Here's some sobering news: Even the deft folks running Goldman Sachs have concluded that there's no way to sidestep the Volcker Rule. The investment bank has for the past two decades wooed clients into committing money to its private-equity funds by promising that the firm and its partners were laying the same bets with their own savings. Now, Volcker restrictions on such activity—which are aimed at limiting the risks megabanks take—are expected to sharply reduce Goldman's investments in its own funds. The Journal reports that the rule, in turn, is forcing Goldman to make major changes in a $50 billion business that has reaped big profits for the bank, employees and clients. Goldman likely will have to shrink the size of its investment in its funds to 3% from as much as 37% once the Dodd-Frank Act's Volcker provision is finalized later this summer.

New York Times

Mary Jo White is either one tough lady or one major patsy for Wall Street, considering the profiles of her that have appeared since the former federal prosecutor and private litigator was nominated to be the next chairwoman of the Securities and Exchange Commission. This morning, the left-leaning Times editorial page does White a solid.
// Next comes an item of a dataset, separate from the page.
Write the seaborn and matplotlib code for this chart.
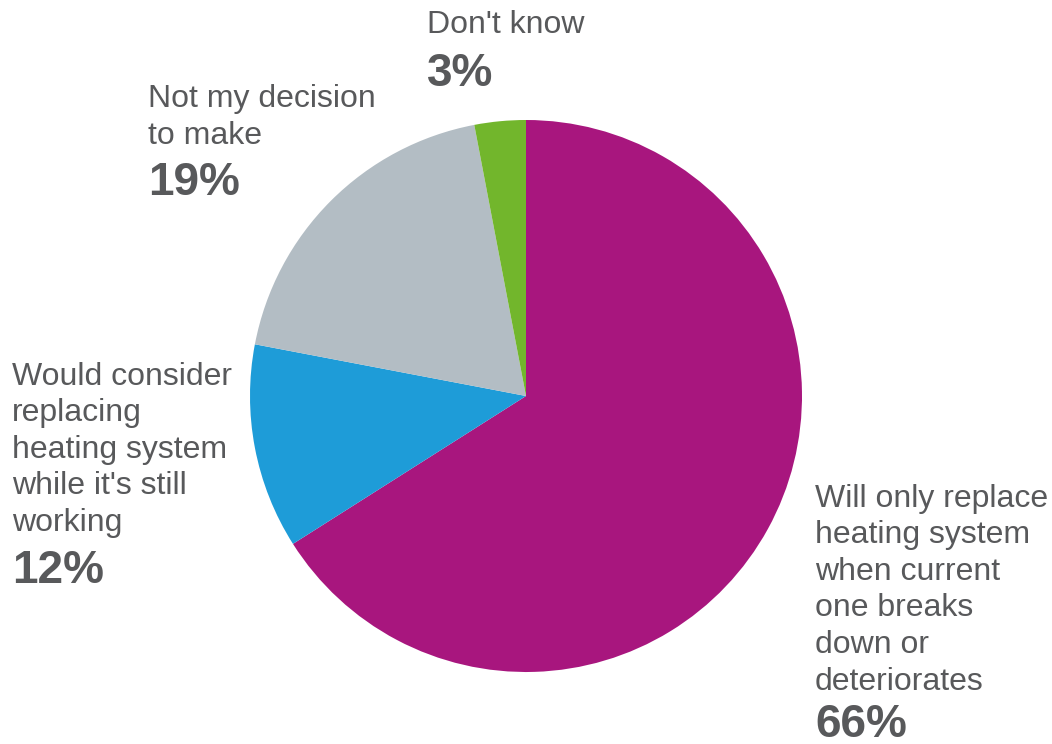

First it dispenses with the perfunctory nod to doubters by acknowledging grumblings over her work in private practice defending Wall Street and "her lack of a deep regulatory background." It's all a lead-up to the Times' view that "Her qualities of toughness, tenacity and aggressiveness are just what the S.E.C. needs in a leader." No question, toughness has been lacking at the SEC. The question that remains unanswered is how tough White can be when her personal entanglements will force her to recuse herself from matters involving some of the most important institutions and individuals likely to come before the Commission.